Story and phots by Babbie De Derian
Discover Nizza Master Class
An Italian wine label will usually include certain information: the name of the winery, perhaps also the name of the vineyard that produced the grapes, the vintage (the year in which the wine was made), and either an abbreviation (e.g., DOC, DOCG) or a phrase (Vino da Tavola) that indicates a category.
D.O.C.G. wines are regulated by a set of production regulations and are distinguished by a very precise area of origin which may also include sub-areas covering a certain village, hamlet, farm, or vineyard. The designated area is quite limited and is the area which is most suitable for the production of that wine.
The production regulations of D.O.C.G. wines include the same sort of rules as the DOC wines but with tighter parameters. The law foresees that the DOCG status be awarded to wines which have been DOC wines for at least 5 years. DOCG wines must pass a double test with the second checks being carried out during the bottling stage. It is obligatory to indicate the vintage on the label (except for sparkling wines).
Production regulations must outline:
- the name of the appellation
- the area of origin of the grapes
- the maximum yield of grapes and wine per hectare
- the minimum potential alcohol level of the grapes
- the chemical and organoleptic characteristics of the wine as well as the minimum alcohol content of the wine
- the production conditions (climate, soil, elevation, sun exposure, etc.)
- the layout of the vineyards in terms of plant density, types of training systems, pruning
- how the sensory analysis examinations are to be carried out
- minimum period of ageing in wood or in bottle
- in which specific area the wine must be bottled.
Trade and media gathered at Del Posto Restaurant in New York for the Discover Nizza D.O.C.G. Master Class and luncheon, presented by Mr. Gregory Dal Piaz, with a panel of wine producers: who are working together for the very first time, in a ground breaking movement, to produce and promote iconic wines from the region.
Nizza Monferrato is a municipality in the Province of Asti in the Italian region of Piedmont, Nizza is proving to be the best place to grow Barbera grapes.
The winery panel included: Cascina Lana, Michele Chiarlo, Prunotto, Dacapo, Bersano, Coppo, L'Armangia, Tenuta Olim Bauda and Tenuta Garetto.

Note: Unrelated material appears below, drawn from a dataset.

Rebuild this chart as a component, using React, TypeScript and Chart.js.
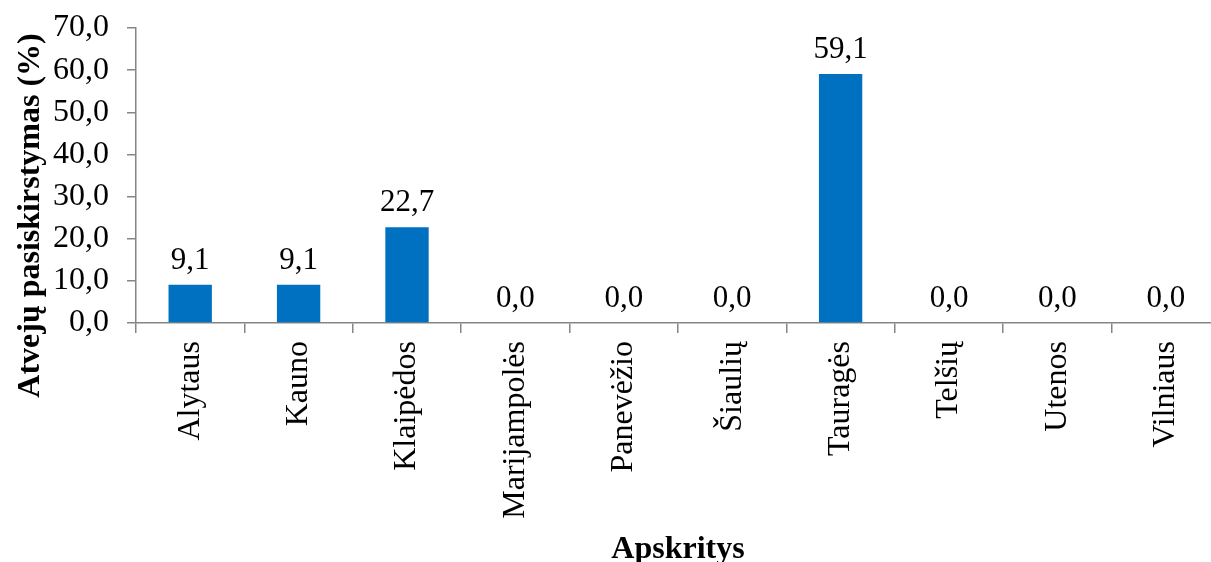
import React, { useEffect, useRef } from "react";
import { Chart, registerables } from "chart.js";

Chart.register(...registerables);

const categories = ["Alytaus", "Kauno", "Klaipėdos", "Marijampolės", "Panevėžio", "Šiaulių", "Tauragės", "Telšių", "Utenos", "Vilniaus"];
const values = [9.1, 9.1, 22.7, 0.0, 0.0, 0.0, 59.1, 0.0, 0.0, 0.0];
const yTitle = "Atvejų pasiskirstymas (%)";
const xTitle = "Apskritys";
const yMin = 0;
const yMax = 70;
const yStep = 10;

const FONT = "'Liberation Serif', 'Times New Roman', serif";
const fmt = (v: number) => v.toFixed(1).replace(".", ",");

const labelPlugin = {
  id: "barLabels",
  afterDatasetsDraw(chart: any) {
    const ctx = chart.ctx;
    const meta = chart.getDatasetMeta(0);
    ctx.save();
    ctx.font = `31px ${FONT}`;
    ctx.fillStyle = "#000";
    ctx.textAlign = "center";
    ctx.textBaseline = "alphabetic";
    meta.data.forEach((el: any, i: number) => {
      ctx.fillText(fmt(values[i]), el.x, el.y - 16);
    });
    ctx.restore();
  },
};

// y-axis title: placed like the source chart (centred lower than the plot area)
const yTitlePlugin = {
  id: "yTitle",
  afterDraw(chart: any) {
    const ctx = chart.ctx;
    const area = chart.chartArea;
    ctx.save();
    ctx.font = `bold 32px ${FONT}`;
    ctx.fillStyle = "#000";
    ctx.textAlign = "center";
    ctx.textBaseline = "middle";
    ctx.translate(31, (area.top + area.bottom) / 2 + 40);
    ctx.rotate(-Math.PI / 2);
    ctx.fillText(yTitle, 0, 0);
    ctx.restore();
  },
};

export default function App() {
  const ref = useRef<HTMLCanvasElement | null>(null);
  useEffect(() => {
    if (!ref.current) return;
    const chart = new Chart(ref.current, {
      type: "bar",
      data: {
        labels: categories,
        datasets: [
          {
            data: values,
            backgroundColor: "#0070C0",
            borderWidth: 0,
            categoryPercentage: 1,
            barPercentage: 0.4,
          },
        ],
      },
      options: {
        animation: false,
        responsive: true,
        maintainAspectRatio: false,
        layout: { padding: { top: 28, right: 8, left: 0, bottom: 0 } },
        plugins: { legend: { display: false }, tooltip: { enabled: false } },
        scales: {
          x: {
            grid: { drawOnChartArea: false, drawTicks: true, tickLength: 10, color: "#868686", lineWidth: 1.5, offset: true },
            border: { color: "#868686", width: 1.5 },
            ticks: {
              color: "#000",
              font: { family: FONT, size: 32 },
              minRotation: 90,
              maxRotation: 90,
              autoSkip: false,
              padding: 8,
            },
            title: {
              display: true,
              text: xTitle,
              color: "#000",
              font: { family: FONT, size: 32, weight: "bold" },
              padding: { top: 0, bottom: 11 },
            },
            afterFit: (s: any) => {
              s.height = 580 - 323;
              s.paddingLeft = 0;
              s.paddingRight = 0;
            },
          },
          y: {
            min: yMin,
            max: yMax,
            grid: { drawOnChartArea: false, drawTicks: true, tickLength: 9, color: "#868686", lineWidth: 1.5 },
            border: { color: "#868686", width: 1.5 },
            ticks: {
              stepSize: yStep,
              autoSkip: false,
              color: "#000",
              font: { family: FONT, size: 32 },
              padding: 18,
              callback: (v: any) => fmt(Number(v)),
            },
            title: { display: false },
            afterFit: (s: any) => {
              s.width = 136;
              s.paddingTop = 0;
              s.paddingBottom = 0;
            },
          },
        },
      },
      plugins: [labelPlugin, yTitlePlugin],
    });
    return () => chart.destroy();
  }, []);
  return (
    <div style={{ position: "fixed", left: 0, top: 0, width: 1211, height: 562, overflow: "hidden", background: "#fff" }}>
      <div style={{ position: "absolute", left: 0, top: 0, width: 1228, height: 580 }}>
        <canvas ref={ref} />
      </div>
    </div>
  );
}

Each participating winery had their own unique story to tell. They shared a little family history... their roles and differences... passions for wine making… and how the soil changes from north to south, affecting the grapes; the more sand in the soil, the less water it can retain putting stress on the vines. Each is working to delineate their own characteristics, and to bottle something special, even in adverse weather conditions. "Last year we had a very rainy season; it was a very difficult time".
These producers are the first to admit, they are still learning, "trying to figure it out”; "our job is to create; the rest is up to you".
Coming from 80 villages, Nizza is producing 100% Barbera wines that are aged 16 to 18 months in oak barrels. Logistics come into play; not just what winemakers want it to taste.
As I swirled, sniffed and sipped each wine, I discovered a new world of fun Italian wines with elegant nuances. Wines varied in depth of color as they did in sensory profile: from deep ruby red to purple with ruby hues… and from velvety with a silky finish to intense with scents of rhubarb, tobacco and spices or to peppery, blackberry and coffee.
Wines that came from sandy soil regions definitely tasted different than those cultivated in brown chalky soil.
It was an honor to be introduced to the Nizza World of Wine by a group of wine producers who are so deeply invested and committed to the future of Barbera, and their role in empowering the Consortium. Production will continue to grow as the market discovers these affordable, full bodied and friendly-to-the-palate red wines.